The feature was not done yet. The minimap had to be circular but it its current state it was a rectangle. I came up with a method to ‘trim’ the map on the fragment shader. For those unfamiliar with the term fragment shader, a simplified explanation is that its code that runs on the graphics card which controls which fragments gets drawn onto the screen (in this instance, it is safe to think of the fragments to represent the pixels).
The above diagram was drawn to demonstrate what the fragment shader trimming logic was visually. In short, I set everything outside a circular radius to simply be completely transparent. It was relatively simple to concept and implement, although I also had to work out some complications over obtaining the actual ‘center’ of the texture. The code snippet below shows this.
As stated in the comments, the link referenced was a post that taught another user how to convert the ‘fragment coordinates’ to screen space. In order words, if the bottom left origin of the minimap was (0,0) relative the minimap, it would be a different value in the coordinate system of the entire window. Transformation between coordinate systems is something I am familiar with but at that moment when scripting this shader near midnight I needed a refresher and so still credited the source respectfully.
I confess, I don’t know remember the magic number of ‘-0.25’ at the time worked to solve a bug I had where the shape of the circle wasn’t uniform enough. I originally started with the more reasonable value of (-0.5, 0.5) to represent the center of the square, with the origin at the top left, and slowly tweaked values during prototyping until it looked correct.
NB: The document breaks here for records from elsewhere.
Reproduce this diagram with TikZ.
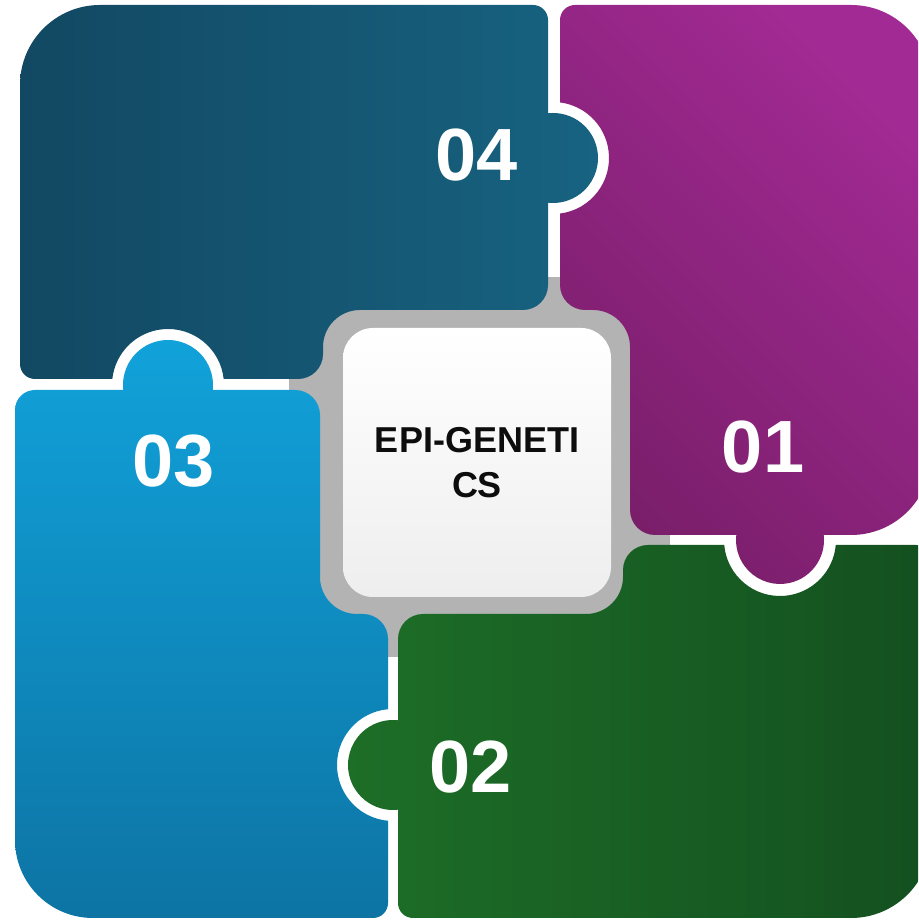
\documentclass[tikz,border=0pt]{standalone}
\usepackage{fontspec}
\setmainfont{Liberation Sans}
\definecolor{tealL}{RGB}{18,72,98}
\definecolor{tealR}{RGB}{23,99,129}
\definecolor{plumA}{RGB}{162,42,148}
\definecolor{plumB}{RGB}{122,30,106}
\definecolor{skyT}{RGB}{17,162,218}
\definecolor{skyB}{RGB}{13,116,164}
\definecolor{leafL}{RGB}{29,110,39}
\definecolor{leafR}{RGB}{20,80,32}
\definecolor{hub}{RGB}{179,179,179}
\definecolor{coreB}{RGB}{238,238,238}
\begin{document}
\begin{tikzpicture}[x=1pt,y=1pt,
  num/.style={text=white, font=\fontsize{74}{74}\selectfont\bfseries, anchor=base, inner sep=0pt},
  corebox/.style={top color=white, bottom color=coreB, rounded corners=30pt,
    minimum width=268pt, minimum height=269pt, inner sep=0pt,
    align=center, text=black!95, font=\fontsize{36}{45}\selectfont\bfseries}]
\useasboundingbox (0,0) rectangle (918,920);
\clip (0,0) rectangle (918,920);

% grey hub behind the four pieces
\fill[hub] (289,263) rectangle (670,643);

% piece 04 (top left)
\shade[left color=tealL, right color=tealR]
  (20,835) arc[start angle=180, end angle=90, radius=80]
  -- (533,915) arc[start angle=90, end angle=0, radius=15]
  -- (548,806.72) arc[start angle=96.38, end angle=-96.38, radius=45]
  -- (548,635) arc[start angle=0, end angle=-90, radius=25]
  -- (360,610) arc[start angle=90, end angle=180, radius=37]
  -- (323,566) arc[start angle=0, end angle=-90, radius=25]
  -- (223.68,541) arc[start angle=6.15, end angle=173.85, radius=56]
  -- (35,541) arc[start angle=270, end angle=180, radius=15]
  -- cycle;

% piece 01 (top right)
\shade[top color=plumA, bottom color=plumB, shading angle=-45]
  (560,900) arc[start angle=180, end angle=90, radius=15]
  -- (851,915) arc[start angle=90, end angle=0, radius=80]
  -- (931,465) arc[start angle=0, end angle=-90, radius=80]
  -- (823.72,385) arc[start angle=6.52, end angle=-186.52, radius=44]
  -- (655,385) arc[start angle=270, end angle=180, radius=25]
  -- (630,573) arc[start angle=0, end angle=90, radius=37]
  -- (585,610) arc[start angle=270, end angle=180, radius=25]
  -- (560,706.44) arc[start angle=-82.82, end angle=82.82, radius=56]
  -- cycle;

% piece 03 (bottom left)
\shade[top color=skyT, bottom color=skyB]
  (15,510) arc[start angle=180, end angle=90, radius=20]
  -- (123.28,530) arc[start angle=186.38, end angle=-6.38, radius=45]
  -- (295,530) arc[start angle=90, end angle=0, radius=25]
  -- (320,343) arc[start angle=180, end angle=270, radius=37]
  -- (363,306) arc[start angle=90, end angle=0, radius=25]
  -- (388,210.78) arc[start angle=95.12, end angle=264.88, radius=56]
  -- (388,17) arc[start angle=0, end angle=-90, radius=15]
  -- (93,2) arc[start angle=270, end angle=180, radius=78]
  -- cycle;

% piece 02 (bottom right)
\shade[left color=leafL, right color=leafR]
  (623,350) arc[start angle=180, end angle=90, radius=25]
  -- (724.22,375) arc[start angle=185.12, end angle=354.88, radius=56]
  -- (916,375) arc[start angle=90, end angle=0, radius=15]
  -- (931,82) arc[start angle=0, end angle=-90, radius=80]
  -- (413,2) arc[start angle=270, end angle=180, radius=15]
  -- (398,110.28) arc[start angle=276.38, end angle=83.62, radius=45]
  -- (398,281) arc[start angle=180, end angle=90, radius=25]
  -- (586,306) arc[start angle=-90, end angle=0, radius=37]
  -- cycle;

% central card
\node[corebox] (core) at (477,457.5) {EPI-GENETI\\CS};

% piece numbers
\node[num] (n04) at (477,739) {04};
\node[num] (n01) at (763,447) {01};
\node[num] (n03) at (174,433) {03};
\node[num] (n02) at (471,127) {02};
\end{tikzpicture}
\end{document}
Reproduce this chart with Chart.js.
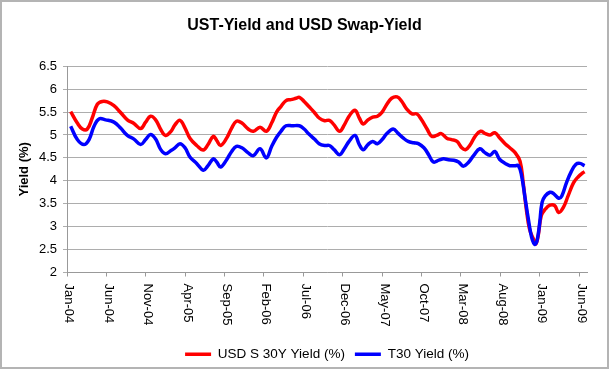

Now that I am typing this in a retrospective, it might be because I made the assumption that I was working with a square instead of a rectangle, and hence failed to account for that ratio of width to height differently. In the future it would be wise to comment the process that drove me to use placeholder magic numbers, even if I was the only person working on that script at that point of time.
The above screenshot was of some of the notes I took for myself on prototyping the icon placement feature. Another aspect to consider not written in the notes was I had to transform the coordinate of the objects, such as the warehouse and collection points, from world coordinates to something more ‘local’ to the minimap.
The problem was further simplified as we only need to consider vectors relative to the player, which we already determined to always be in the center of the map. We also transformed the coordinate axis as the minimap has the horizontal be determined by the x-axis and the vertical determined by the y-axis, when the world coordinate counterpart would have it on the plane of the x and z axis.
The minimap’s center icon was also set to rotate relative to the the player’s rotation. During development, the rotation of the minimap center player icon was added in the scripting by a different team member.
Throughout development, feedback was given by team members on additional tweaks and quirks the feature needed and those were implemented over time. I also wrote my original code in such a way that some requirements could be worked on by other team members that were not me too, which is good.